36. Goed bedoelde vergissing is geen discriminatie!

Wanneer je, zoals ik, dagelijks de inhoudelijke artikelen, rubrieken en columns van Trouw leest valt het je misschien ook op dat er een in intensiteit toenemende discussie lijkt plaats te vinden over algemene en liefst gender-neutrale aanspreekvormen. Een ding is mij wel duidelijk geworden in deze nog niet besliste discussie: er kan altijd een groep zich verwaarloosd, gediscrimineerd of geschoffeerd voelen, wat we gezamenlijk ook afspreken. Wordt het niet eens tijd voor een collectieve therapiesessie voor alle Nederlanders (en met die aanduiding doel ik op alle in Nederland wonende mensen, al dan niet legaal, wit, enzovoort) waarin je leert om niet direct in die slachtofferstuip te schieten? Je beledigd voelen is in het geval van oprechte vergissingen bij de ‘dader’ helaas een keuze. Neem de volgende voorbeelden.
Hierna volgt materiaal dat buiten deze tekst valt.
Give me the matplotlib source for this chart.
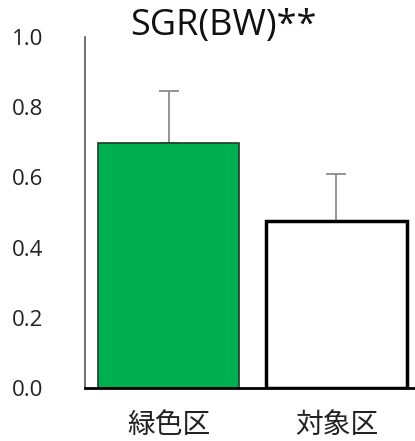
import numpy as np
import matplotlib.pyplot as plt

# SGR (body weight) by plot, mean and SD
groups = ['緑色区', '対象区']
means = [0.697, 0.477]
sds = [0.149, 0.132]
face = ['#00B050', 'white']
edges = ['#1f3b2a', 'black']
edge_w = [1.2, 2.5]

yticks = [0.0, 0.2, 0.4, 0.6, 0.8, 1.0]

fig = plt.figure(figsize=(4.15, 4.41), dpi=100)
ax = fig.add_axes([0.205, 0.12, 0.795, 0.796])

x = np.arange(len(groups))
for i in range(len(groups)):
    ax.bar(x[i], means[i], width=0.84, color=face[i], edgecolor=edges[i],
           linewidth=edge_w[i], zorder=2)
    ax.errorbar(x[i], means[i], yerr=[[0], [sds[i]]], fmt='none',
                ecolor='#8c8c8c', elinewidth=1.3, capsize=7, capthick=1.3,
                zorder=1)

ax.set_xlim(-0.5, 1.47)
ax.set_ylim(0, 1.0)
ax.set_yticks(yticks)
ax.set_yticklabels(['%.1f' % v for v in yticks], fontsize=16,
                   family=['Open Sans', 'DejaVu Sans'], color='#222222')
ax.set_xticks(x)
ax.set_xticklabels(groups, fontsize=20, family=['Noto Sans CJK JP', 'DejaVu Sans'],
                   color='#222222')
ax.tick_params(axis='both', length=0)
ax.tick_params(axis='y', pad=30)
ax.tick_params(axis='x', pad=16)

for s in ['top', 'right']:
    ax.spines[s].set_visible(False)
ax.spines['left'].set_color('#555555')
ax.spines['left'].set_linewidth(1.2)
ax.spines['bottom'].set_color('black')
ax.spines['bottom'].set_linewidth(2.0)

fig.text(0.538, 0.94, 'SGR(BW)**', ha='center', va='center', fontsize=26,
         family=['Open Sans', 'DejaVu Sans'], color='#111111')

fig.savefig('out.png', dpi=100)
Geheel tegen mijn principe “gij zult niet zweten” in ren ik toch om de bus te halen en hier is waarom: terwijl mijn vinger nog bezig is op de deur-open-knop te drukken rijdt de bus weg. Een vrouw die er naast staat toe te kijken zegt medelijdend: Ach, en jij mag in jouw situatie niet eens rennen! Dus ik moest even schakelen (hoezo, mijn situatie?) en stelde haar opgelucht gerust: nee hoor, ik ben niet zwanger! Het arme mens put zich uit in excuses voor deze vermeende belediging en ook al zeg ik nog, vriendelijk lachend: Ik weet ook wel dat ik een buik heb, ik ben niet blind en kijk ook in de spiegel! is het leed toch geleden, ik krijg dat idee van een belediging niet meer uit haar hoofd. Voorbeeld van een goedbedoeld misverstand dat zich niet wil laten rechtzetten. Waarom zijn vrouwen zo koppig?

Op de speelplaats van de basisschool van mijn kinderen dezelfde ervaring: ik kom aangerend want ik wil voor de bel nog iets regelen, word ik afgeremd door een opmerking van een andere moeder die mij kritisch toesist: dat kan jij in jouw positie echt niet meer doen! Leg ik dus uit dat mijn buik misschien wel zwanger oogt maar dat echt niet is en laat ik in mijn haast iemand achter met een schuldgevoel dat torenhoog is. Maar ik laat mij niet in de slachtofferrol dwingen, ik weiger! En die buik blijft.

Toen ik mijn allereerste les op mijn eerste school ging geven stond ik in een drukke gang te worstelen met het slot van het lokaal. En terwijl ik opgelucht dacht: gelukkig, hij gaat open! kreeg ik mijn eerste vraag van een van mijn leerlingen, een jongen: Mevrouw Reinsma? Ja! Bent u zwanger? Mijn antwoord ging verloren in het gedrang van het binnenlopen van mijn klas. Deze jongen had geen last van schuldgevoel, hij was gewoon benieuwd. Houd dat vast!